> _GIVEN REQUEST_
Leave the pictures out and copy exactly the lines from the line containing "Recreate this image" to the line containing "lw=0.8, shrinkA=0, shrinkB=0))", both lines included.

======== INPUT DATA ========

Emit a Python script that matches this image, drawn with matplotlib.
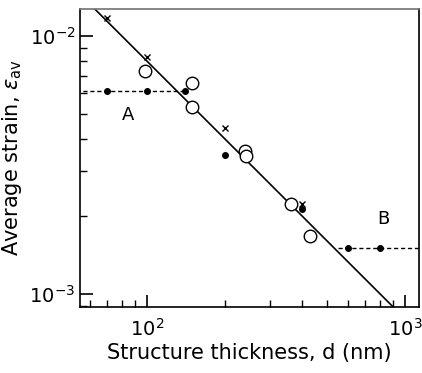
import numpy as np
import matplotlib
matplotlib.use("Agg")
import matplotlib.pyplot as plt
from matplotlib.ticker import LogLocator, NullFormatter

# filled dots (plateaus A and B plus scattered)
dot_d = [70, 100, 140, 200, 400, 600, 800]
dot_eps = [6.1e-3, 6.1e-3, 6.1e-3, 3.46e-3, 2.14e-3, 1.51e-3, 1.51e-3]

# open circles
circ_d = [98, 150, 150, 240, 243, 360, 430]
circ_eps = [7.3e-3, 6.6e-3, 5.3e-3, 3.58e-3, 3.42e-3, 2.23e-3, 1.68e-3]

# crosses
cross_d = [70, 100, 200, 400]
cross_eps = [1.17e-2, 8.3e-3, 4.4e-3, 2.23e-3]

# eps = C / d fit
fit_const = 0.8
fit_d = [50, 1200]

# dashed plateaus
plateau_a_d = [50, 140]
plateau_a_eps = 6.1e-3
plateau_b_d = [550, 1200]
plateau_b_eps = 1.51e-3

fig = plt.figure(figsize=(4.22, 3.73), dpi=100)
ax = fig.add_axes([0.19, 0.177, 0.803, 0.799])

fd = np.array(fit_d, dtype=float)
ax.plot(fd, fit_const / fd, color="black", lw=1.2)
ax.plot(plateau_a_d, [plateau_a_eps] * 2, color="black", lw=1, ls=(0, (3, 2)))
ax.plot(plateau_b_d, [plateau_b_eps] * 2, color="black", lw=1, ls=(0, (3, 2)))

ax.plot(dot_d, dot_eps, "o", color="black", ms=4, ls="none")
ax.plot(circ_d, circ_eps, "o", mfc="white", mec="black", mew=1, ms=9, ls="none")
ax.plot(cross_d, cross_eps, "x", color="black", ms=4, mew=1, ls="none")

ax.text(70 * 1.21, 4.95e-3, "A", fontsize=13, ha="center", va="center")
ax.text(820, 1.95e-3, "B", fontsize=13, ha="center", va="center")

ax.set_xscale("log")
ax.set_yscale("log")
ax.set_xlim(55.2, 1132)
ax.set_ylim(8.9e-4, 1.273e-2)

ax.xaxis.set_minor_locator(LogLocator(base=10, subs=np.arange(2, 10)))
ax.yaxis.set_minor_locator(LogLocator(base=10, subs=np.arange(2, 10)))
ax.xaxis.set_minor_formatter(NullFormatter())
ax.yaxis.set_minor_formatter(NullFormatter())
ax.tick_params(which="major", direction="in", length=9, width=1.2, labelsize=14)
ax.tick_params(which="minor", direction="in", length=5, width=1)
ax.tick_params(axis="x", pad=8)

for s in ax.spines.values():
    s.set_linewidth(1.2)
ax.spines["top"].set_color("0.45")

ax.set_xlabel("Structure thickness, d (nm)", fontsize=15, labelpad=2)
ax.set_ylabel(r"Average strain, $\varepsilon_{\rm av}$", fontsize=15, labelpad=4)

fig.savefig("out.png", dpi=100)
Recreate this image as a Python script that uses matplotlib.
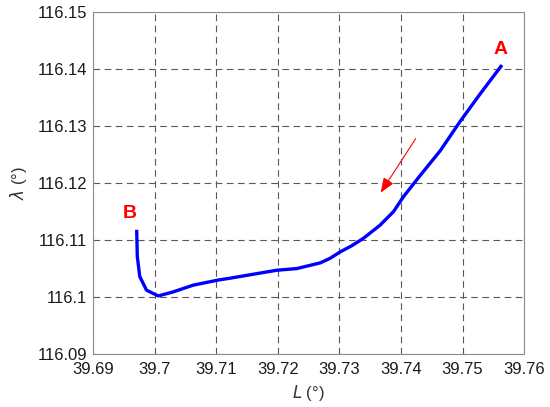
import matplotlib.pyplot as plt

# Trajectory (L in degrees, lambda in degrees)
L = [39.6971, 39.6972, 39.6976, 39.6987, 39.7006, 39.7030, 39.7063, 39.7104,
     39.7122, 39.7160, 39.7198, 39.7231, 39.7269, 39.7285, 39.7301, 39.7320,
     39.7339, 39.7366, 39.7388, 39.7404, 39.7431, 39.7464, 39.7496, 39.7529,
     39.7564]
lam = [116.1118, 116.1071, 116.1036, 116.1012, 116.1002, 116.1009, 116.1021, 116.1030,
       116.1033, 116.1040, 116.1047, 116.1050, 116.1060, 116.1068, 116.1079, 116.1090,
       116.1103, 116.1126, 116.1150, 116.1176, 116.1213, 116.1257, 116.1308, 116.1357,
       116.1407]

x_ticks = [39.69, 39.70, 39.71, 39.72, 39.73, 39.74, 39.75, 39.76]
x_labels = ["39.69", "39.7", "39.71", "39.72", "39.73", "39.74", "39.75", "39.76"]
y_ticks = [116.09, 116.10, 116.11, 116.12, 116.13, 116.14, 116.15]
y_labels = ["116.09", "116.1", "116.11", "116.12", "116.13", "116.14", "116.15"]

plt.rcParams['font.family'] = ['Liberation Sans', 'DejaVu Sans']

fig = plt.figure(figsize=(5.5, 4.07), dpi=100)
ax = fig.add_axes([0.169, 0.130, 0.784, 0.8405])

ax.plot(L, lam, color="#0000ff", lw=2.4, solid_capstyle="butt",
        solid_joinstyle="round")

# direction arrow
ax.annotate("", xy=(39.7367, 116.1183), xytext=(39.7424, 116.1278),
            arrowprops=dict(arrowstyle="-|>,head_length=0.9,head_width=0.35",
                            color="red", lw=0.8, shrinkA=0, shrinkB=0))

ax.text(39.7561, 116.1435, "A", color="red", fontsize=14, fontweight="bold",
        ha="center", va="center")
ax.text(39.6960, 116.1146, "B", color="red", fontsize=14, fontweight="bold",
        ha="center", va="center")

ax.set_xlim(39.69, 39.76)
ax.set_ylim(116.09, 116.15)
ax.set_xticks(x_ticks)
ax.set_xticklabels(x_labels)
ax.set_yticks(y_ticks)
ax.set_yticklabels(y_labels)
ax.tick_params(direction="in", length=0, labelsize=12, colors="0.1")
ax.tick_params(axis="x", pad=6)
ax.tick_params(axis="y", pad=4)

ax.grid(True, color="0.35", lw=0.8, linestyle=(0, (6, 4)))
for s in ax.spines.values():
    s.set_color("0.55")
    s.set_linewidth(0.8)

ax.set_xlabel(r"$L$ (°)", fontsize=12, color="0.2", labelpad=4)
ax.set_ylabel(r"$\lambda$ (°)", fontsize=12, color="0.2", labelpad=6)

plt.savefig("out.png", dpi=100)
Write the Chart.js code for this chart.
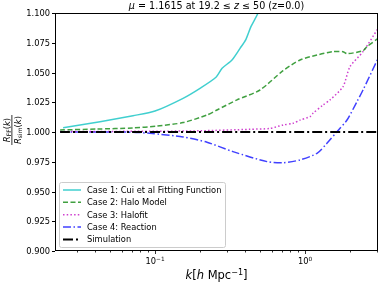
<!DOCTYPE html>
<html>
<head>
<meta charset="utf-8">
<script src="https://cdn.jsdelivr.net/npm/chart.js@4.4.0/dist/chart.umd.min.js"></script>
<style>
  html, body { margin: 0; padding: 0; background: #fff; }
  #wrap { width: 379px; height: 283px; }
</style>
</head>
<body>
<div id="wrap"><canvas id="c" width="379" height="283"></canvas></div>
<script>
'use strict';

// ── data ──────────────────────────────────────────────────────────────────────

const cuiK   = [0.0244, 0.043, 0.0713, 0.1, 0.1538, 0.1995, 0.255, 0.28, 0.326, 0.369, 0.404, 0.436, 0.486, 0.55];
const cuiR   = [1.0036, 1.0087, 1.0137, 1.0176, 1.0283, 1.0367, 1.046, 1.0535, 1.0605, 1.0703, 1.0779, 1.0885, 1.1, 1.12];

const haloK  = [0.0233, 0.0411, 0.0713, 0.1031, 0.154, 0.222, 0.259, 0.352, 0.501, 0.714, 0.926, 1.202, 1.538, 1.79, 1.905, 2.436, 2.59, 3.07];
const haloR  = [1.0017, 1.0025, 1.0034, 1.005, 1.0079, 1.0143, 1.0185, 1.027, 1.0353, 1.0515, 1.0605, 1.0647, 1.0675, 1.0675, 1.0658, 1.0683, 1.0717, 1.0787];

const hfitK  = [0.0233, 0.043, 0.0926, 0.1995, 0.43, 0.584, 0.714, 0.832, 0.926, 1.08, 1.13, 1.318, 1.468, 1.79, 1.995, 2.436, 3.07];
const hfitR  = [1.0005, 1.0005, 1.0006, 1.001, 1.0023, 1.003, 1.0059, 1.0073, 1.01, 1.0129, 1.0157, 1.0227, 1.027, 1.038, 1.0549, 1.0675, 1.0871];

const reacK  = [0.0233, 0.043, 0.0713, 0.0926, 0.154, 0.222, 0.331, 0.558, 0.714, 0.926, 1.202, 1.4, 1.634, 1.905, 2.22, 2.436, 3.07];
const reacR  = [1.0, 1.0, 0.9998, 0.9989, 0.9958, 0.9914, 0.9835, 0.9751, 0.9742, 0.9765, 0.9821, 0.9905, 1.0003, 1.0101, 1.0255, 1.0353, 1.0619];

const simK   = [0.0233, 3.07];
const simR   = [1.0, 1.0];

const yTicks = [0.9, 0.925, 0.95, 0.975, 1.0, 1.025, 1.05, 1.075, 1.1];
const yTickLabels = ['0.900', '0.925', '0.950', '0.975', '1.000', '1.025', '1.050', '1.075', '1.100'];
const xMajor = [0.1, 1];
const xMajorExp = ['\u22121', '0'];
const xMinor = [0.03, 0.04, 0.05, 0.06, 0.07, 0.08, 0.09, 0.2, 0.3, 0.4, 0.5, 0.6, 0.7, 0.8, 0.9, 2, 3];

const legendLabels = ['Case 1: Cui et al Fitting Function', 'Case 2: Halo Model', 'Case 3: Halofit', 'Case 4: Reaction', 'Simulation'];

// ── helpers ───────────────────────────────────────────────────────────────────

const FONT = '"DejaVu Sans", sans-serif';

function pts(xs, ys) {
  return xs.map((x, i) => ({ x, y: ys[i] }));
}

// draw a sequence of text runs [{t, f, dy}] starting at x (or centred)
function runs(ctx, list, x, y, align) {
  let w = 0;
  list.forEach(r => { ctx.font = r.f; w += ctx.measureText(r.t).width; });
  let cx = align === 'center' ? x - w / 2 : align === 'right' ? x - w : x;
  ctx.textAlign = 'left';
  ctx.textBaseline = 'alphabetic';
  list.forEach(r => {
    ctx.font = r.f;
    ctx.fillText(r.t, cx, y + (r.dy || 0));
    cx += ctx.measureText(r.t).width;
  });
}

const styles = [
  { color: 'rgba(0,191,191,0.75)', dash: [],              width: 1.5 },
  { color: 'rgba(0,128,0,0.75)',   dash: [5, 2.5],         width: 1.5 },
  { color: 'rgba(191,0,191,0.75)', dash: [1.5, 2.2],       width: 1.5 },
  { color: 'rgba(0,0,255,0.75)',   dash: [8, 2.5, 1.5, 2.5], width: 1.5 },
  { color: '#000',                 dash: [10, 3, 2, 3],    width: 2 },
];

// ── decorations ───────────────────────────────────────────────────────────────

const deco = {
  id: 'deco',
  afterDraw(chart) {
    const ctx = chart.ctx;
    const a = chart.chartArea;
    const xs = chart.scales.x, ys = chart.scales.y;
    ctx.save();
    ctx.fillStyle = '#000';
    ctx.strokeStyle = '#000';

    // spines
    ctx.lineWidth = 1;
    ctx.strokeRect(Math.round(a.left) + 0.5, Math.round(a.top) + 0.5,
      Math.round(a.right - a.left) - 1, Math.round(a.bottom - a.top) - 1);

    // y ticks
    ctx.beginPath();
    yTicks.forEach((v, i) => {
      const py = Math.round(ys.getPixelForValue(v)) + 0.5;
      ctx.moveTo(a.left - 3, py); ctx.lineTo(a.left, py);
    });
    ctx.stroke();
    yTicks.forEach((v, i) => {
      const py = ys.getPixelForValue(v);
      runs(ctx, [{ t: yTickLabels[i], f: '8.3px ' + FONT }], a.left - 5, py + 3, 'right');
    });

    // x ticks
    const bot = Math.round(a.bottom) - 0.5;
    ctx.beginPath();
    xMajor.forEach(v => {
      const px = Math.round(xs.getPixelForValue(v)) + 0.5;
      ctx.moveTo(px, bot); ctx.lineTo(px, bot + 3.5);
    });
    xMinor.forEach(v => {
      const px = Math.round(xs.getPixelForValue(v)) + 0.5;
      ctx.moveTo(px, bot); ctx.lineTo(px, bot + 2);
    });
    ctx.lineWidth = 0.8;
    ctx.stroke();
    xMajor.forEach((v, i) => {
      const px = xs.getPixelForValue(v);
      runs(ctx, [
        { t: '10', f: '8.3px ' + FONT },
        { t: xMajorExp[i], f: '5.8px ' + FONT, dy: -3.5 },
      ], px, 264, 'center');
    });

    // title
    const tf = '9.6px ' + FONT, ti = 'italic 9.6px ' + FONT;
    runs(ctx, [
      { t: '\u03bc', f: ti }, { t: ' = 1.1615 at 19.2 \u2264 ', f: tf },
      { t: 'z', f: ti }, { t: ' \u2264 50 (z=0.0)', f: tf },
    ], (a.left + a.right) / 2, 9, 'center');

    // x label
    const lf = '11.5px ' + FONT, li = 'italic 11.5px ' + FONT;
    runs(ctx, [
      { t: 'k', f: li }, { t: '[', f: lf }, { t: 'h', f: li }, { t: ' Mpc', f: lf },
      { t: '\u22121', f: '8px ' + FONT, dy: -4.5 }, { t: ']', f: lf },
    ], (a.left + a.right) / 2, 279, 'center');

    // y label (fraction, rotated)
    ctx.save();
    ctx.translate(12, 130);
    ctx.rotate(-Math.PI / 2);
    const rf = 'italic 8.5px ' + FONT, sf = '6px ' + FONT, pf = '8.5px ' + FONT;
    runs(ctx, [
      { t: 'R', f: rf }, { t: 'FF', f: sf, dy: 1.5 }, { t: '(', f: pf }, { t: 'k', f: rf }, { t: ')', f: pf },
    ], 0, -2.5, 'center');
    runs(ctx, [
      { t: 'R', f: rf }, { t: 'sim', f: sf, dy: 1.5 }, { t: '(', f: pf }, { t: 'k', f: rf }, { t: ')', f: pf },
    ], 0, 8.5, 'center');
    ctx.fillRect(-15, -0.5, 30, 0.8);
    ctx.restore();

    // legend
    const lx = 59.5, ly = 182.5, lw = 166, lh = 65;
    ctx.fillStyle = 'rgba(255,255,255,0.8)';
    ctx.strokeStyle = '#cccccc';
    ctx.lineWidth = 1;
    ctx.beginPath();
    ctx.roundRect(lx, ly, lw, lh, 2);
    ctx.fill();
    ctx.stroke();
    legendLabels.forEach((lab, i) => {
      const cy = 190 + i * 12.35;
      const s = styles[i];
      ctx.strokeStyle = s.color;
      ctx.lineWidth = s.width;
      ctx.setLineDash(s.dash);
      ctx.beginPath();
      ctx.moveTo(63, cy); ctx.lineTo(81, cy);
      ctx.stroke();
      ctx.setLineDash([]);
      ctx.fillStyle = '#000';
      runs(ctx, [{ t: lab, f: '8.3px ' + FONT }], 87, cy + 3, 'left');
    });
    ctx.restore();
  }
};

// ── chart ─────────────────────────────────────────────────────────────────────

const series = [pts(cuiK, cuiR), pts(haloK, haloR), pts(hfitK, hfitR), pts(reacK, reacR), pts(simK, simR)];

new Chart(document.getElementById('c'), {
  type: 'line',
  data: {
    datasets: series.map((d, i) => ({
      label: legendLabels[i],
      data: d,
      borderColor: styles[i].color,
      borderWidth: styles[i].width,
      borderDash: styles[i].dash,
      pointRadius: 0,
      fill: false,
      tension: 0.25,
      clip: 0,
      order: i === 4 ? 0 : 1,
    }))
  },
  options: {
    responsive: false,
    animation: false,
    events: [],
    layout: { padding: { left: 0, right: 1, top: 13, bottom: 0 } },
    plugins: { legend: { display: false }, tooltip: { enabled: false }, title: { display: false } },
    scales: {
      x: {
        type: 'logarithmic',
        min: 0.02154, max: 3.066,
        ticks: { display: false },
        grid: { display: false },
        border: { display: false },
        afterFit(s) { s.height = 32; },
      },
      y: {
        min: 0.9, max: 1.1,
        ticks: { display: false },
        grid: { display: false },
        border: { display: false },
        afterFit(s) { s.width = 55; },
      },
    },
  },
  plugins: [deco],
});
</script>
</body>
</html>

========

> _WRITTEN SOLUTION_
Recreate this image as a Python script that uses matplotlib.
import matplotlib.pyplot as plt

# Trajectory (L in degrees, lambda in degrees)
L = [39.6971, 39.6972, 39.6976, 39.6987, 39.7006, 39.7030, 39.7063, 39.7104,
     39.7122, 39.7160, 39.7198, 39.7231, 39.7269, 39.7285, 39.7301, 39.7320,
     39.7339, 39.7366, 39.7388, 39.7404, 39.7431, 39.7464, 39.7496, 39.7529,
     39.7564]
lam = [116.1118, 116.1071, 116.1036, 116.1012, 116.1002, 116.1009, 116.1021, 116.1030,
       116.1033, 116.1040, 116.1047, 116.1050, 116.1060, 116.1068, 116.1079, 116.1090,
       116.1103, 116.1126, 116.1150, 116.1176, 116.1213, 116.1257, 116.1308, 116.1357,
       116.1407]

x_ticks = [39.69, 39.70, 39.71, 39.72, 39.73, 39.74, 39.75, 39.76]
x_labels = ["39.69", "39.7", "39.71", "39.72", "39.73", "39.74", "39.75", "39.76"]
y_ticks = [116.09, 116.10, 116.11, 116.12, 116.13, 116.14, 116.15]
y_labels = ["116.09", "116.1", "116.11", "116.12", "116.13", "116.14", "116.15"]

plt.rcParams['font.family'] = ['Liberation Sans', 'DejaVu Sans']

fig = plt.figure(figsize=(5.5, 4.07), dpi=100)
ax = fig.add_axes([0.169, 0.130, 0.784, 0.8405])

ax.plot(L, lam, color="#0000ff", lw=2.4, solid_capstyle="butt",
        solid_joinstyle="round")

# direction arrow
ax.annotate("", xy=(39.7367, 116.1183), xytext=(39.7424, 116.1278),
            arrowprops=dict(arrowstyle="-|>,head_length=0.9,head_width=0.35",
                            color="red", lw=0.8, shrinkA=0, shrinkB=0))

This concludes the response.